- Creation date: 3 February 2011
- Created by: Juan Carlos I of Spain
- Peerage: Spanish nobility
- First holder: Mario Vargas Llosa, 1st Marquess of Vargas Llosa
- Present holder: Álvaro Vargas-Llosa, 2nd Marquess of Vargas Llosa
- Heir apparent: Leandro Vargas-Llosa y Abad
- Remainder to: Heirs of the body of the grantee according to absolute primogeniture

= Marquess of Vargas Llosa =

Hereditary title in the Spanish nobility

Marquess of Vargas Llosa (Marqués de Vargas Llosa) is a hereditary title in the Spanish nobility created in 2011 by King Juan Carlos I in favor of Mario Vargas Llosa, renowned writer and Nobel laureate.
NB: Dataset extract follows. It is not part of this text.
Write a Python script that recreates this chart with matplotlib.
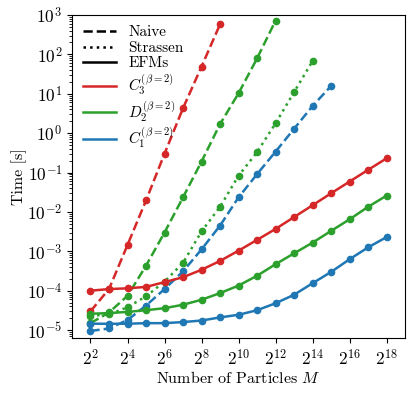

His style of address is: Ilustrísimo Señor Marqués de Vargas Llosa ("The Most Illustrious The Marquess of Vargas Llosa").

==Marquesses of Vargas Llosa==
- Jorge Mario Pedro Vargas Llosa, 1st Marquess of Vargas Llosa (1936–2025)
- Álvaro Mario Vargas-Llosa, 2nd Marquess of Vargas Llosa (2026–present)

The heir apparent is the holder's eldest son, Leandro Vargas-Llosa y Abad.